Similar examples for Dutch - of things meaning one thing in Dutch while simultaneously saying something entirely different in English, and vice versa - can be found in the amusing account of the idiotic grammar rules and insane conversations one may run into when setting out to learn Dutch, in Cuey-na-Gael's An Irishman's Difficulties with the Dutch Language (pseudonym of J. Irvin Brown; first published in 1908, and regularly reprinted ever since until today).
What we encounter in Kaplan's speech is the production of new and nearly possible variants in English. Language users, while producing their expressions, are evidently capable, at the same time, of playing with them. If someone can produce a linguistic expression, they can usually also produce all kinds of variations on it, creating new forms to satisfy new needs of communication and expression.
If someone can produce a linguistic expression, they can usually also produce all kinds of variations on it, creating new forms to satisfy new needs of communication and expression
Just think of the many irregularities in language - as did Mark Twain, when he said about the strong verbs of German that here we have a language with more exceptions than rules.
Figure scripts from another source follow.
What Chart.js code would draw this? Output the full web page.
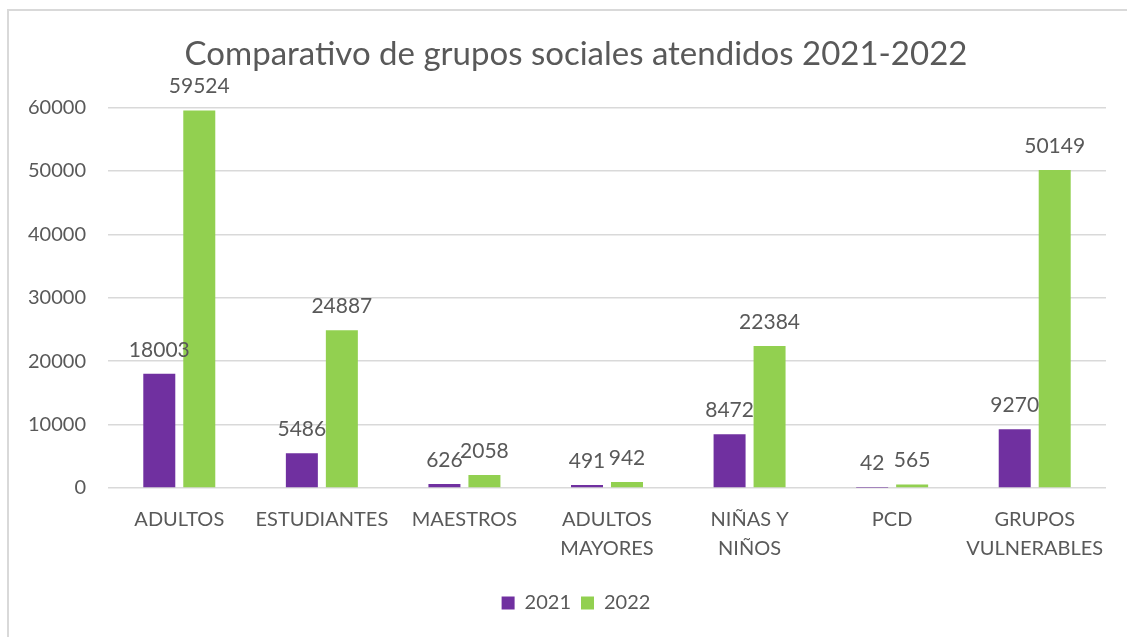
<!DOCTYPE html>
<html>
<head>
<meta charset="utf-8">
<script src="https://cdn.jsdelivr.net/npm/chart.js@4.4.0/dist/chart.umd.min.js"></script>
<style>
  html, body { margin: 0; padding: 0; background: #ffffff; }
  #frame {
    position: absolute; left: 7px; top: 9px; width: 1200px; height: 700px;
    border: 2px solid #d9d9d9; box-sizing: border-box;
  }
  #wrap { position: absolute; left: 0; top: 0; width: 1127px; height: 637px; }
</style>
</head>
<body>
<div id="frame"></div>
<div id="wrap"><canvas id="grupos"></canvas></div>
<script>
(function () {
    "use strict";

    const categories = [
        "ADULTOS",
        "ESTUDIANTES",
        "MAESTROS",
        ["ADULTOS", "MAYORES"],
        ["NIÑAS Y", "NIÑOS"],
        "PCD",
        ["GRUPOS", "VULNERABLES"],
    ];
    const values2021 = [18003, 5486, 626, 491, 8472, 42, 9270];
    const values2022 = [59524, 24887, 2058, 942, 22384, 565, 50149];
    const yTicks = [0, 10000, 20000, 30000, 40000, 50000, 60000];

    const textColor = "#595959";
    const fontFamily = "Lato, 'Open Sans', sans-serif";

    // Value labels above each bar
    const barLabels = {
        id: "barLabels",
        afterDatasetsDraw(chart) {
            const ctx = chart.ctx;
            ctx.save();
            ctx.font = "21px " + fontFamily;
            ctx.fillStyle = textColor;
            ctx.textAlign = "center";
            ctx.textBaseline = "middle";
            chart.data.datasets.forEach((ds, i) => {
                chart.getDatasetMeta(i).data.forEach((bar, j) => {
                    ctx.fillText(String(ds.data[j]), bar.x, bar.y - 24);
                });
            });
            ctx.restore();
        },
    };

    // let the y tick labels spill into the left padding (not clipped)
    const widenYLabels = {
        id: "widenYLabels",
        afterLayout(chart) {
            chart.scales.y.left = 0;
        },
    };

    const ctx = document.getElementById("grupos").getContext("2d");

    new Chart(ctx, {
        type: "bar",
        data: {
            labels: categories,
            datasets: [
                {
                    label: "2021",
                    data: values2021,
                    backgroundColor: "#7030A0",
                    borderWidth: 0,
                },
                {
                    label: "2022",
                    data: values2022,
                    backgroundColor: "#92D050",
                    borderWidth: 0,
                },
            ],
        },
        options: {
            responsive: true,
            maintainAspectRatio: false,
            animation: false,
            categoryPercentage: 0.561,
            barPercentage: 0.8,
            layout: {
                padding: { left: 46, right: 21, top: 0, bottom: 14 },
            },
            plugins: {
                title: {
                    display: true,
                    text: "Comparativo de grupos sociales atendidos 2021-2022",
                    color: textColor,
                    font: { family: fontFamily, size: 33, weight: "normal" },
                    padding: { top: 35, bottom: 33 },
                },
                legend: {
                    position: "bottom",
                    labels: {
                        color: textColor,
                        font: { family: fontFamily, size: 20 },
                        boxWidth: 13,
                        boxHeight: 13,
                        padding: 10,
                    },
                },
                tooltip: { enabled: false },
            },
            scales: {
                x: {
                    grid: { display: false, drawTicks: false },
                    border: { display: false },
                    ticks: {
                        color: textColor,
                        font: { family: fontFamily, size: 20, lineHeight: 1.45 },
                        padding: 17,
                        maxRotation: 0,
                        autoSkip: false,
                    },
                    afterFit(scale) {
                        scale.height = 95;
                    },
                },
                y: {
                    min: 0,
                    max: 60000,
                    grid: { color: "#d9d9d9", lineWidth: 1.5, drawTicks: false },
                    border: { display: false },
                    afterBuildTicks(scale) {
                        scale.ticks = yTicks.map((v) => ({ value: v }));
                    },
                    ticks: {
                        color: textColor,
                        font: { family: fontFamily, size: 20 },
                        padding: 22,
                        callback: (v) => String(v),
                    },
                    afterFit(scale) {
                        scale.width = 62;
                    },
                },
            },
        },
        plugins: [barLabels, widenYLabels],
    });
})();
</script>
</body>
</html>
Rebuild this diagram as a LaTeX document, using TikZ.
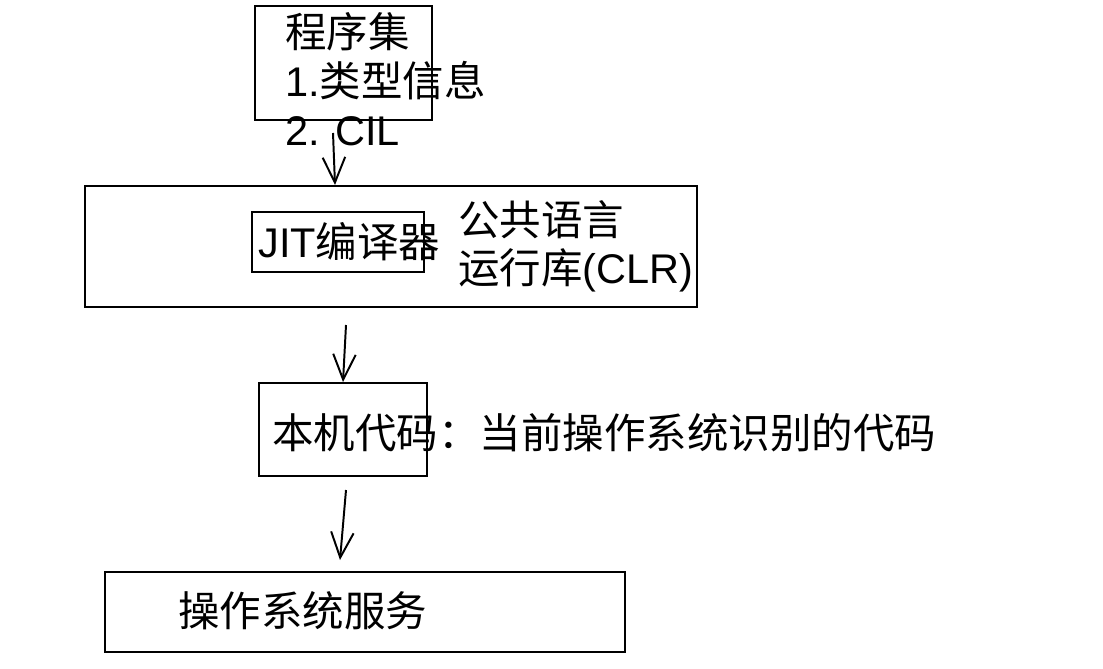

To others, it is long words that may prove irresistible, as in the musical Mary Poppins (1964) that gave the world Supercalifragilisticexpialidocious.
Others may be more interested in the play of children's rhymes and the nonsense poetry of Lewis Carroll and Edward Lear. Or one may engage in the play of sounds and letters in Scrabble, in word puzzles, in jeux de mots, in anagrams, puns, and the innumerable other ways of disguising words and meanings that we find in ancient cryptography, magical practice, tongue twisters, taboo and euphemism.
Linguistic creativity generates variation, and in that variation we language users can find the space within which to play
As we see, linguistic creativity generates variation, and in that variation we language users can find the space within which to play. Today, the use of language play and its principles is being implemented in the field of language learning following the stimulating Erasmian treatise Language Play, Language Learning (2001) by Guy Cook.
The moral: people who play together, stay together, with language play as their key, while challenging us to engage - certainly in these days of Brexit means Brexit - with the question posed by Humpty Dumpty in Through the Looking Glass:
"When I use a word," Humpty Dumpty said, in a rather scornful tone, "it means just what I choose it to mean - neither more or less."
"The question is," said Alice, "whether you can make words mean so many different things."
"The question is," said Humpty Dumpty, "which is to be master - that's all."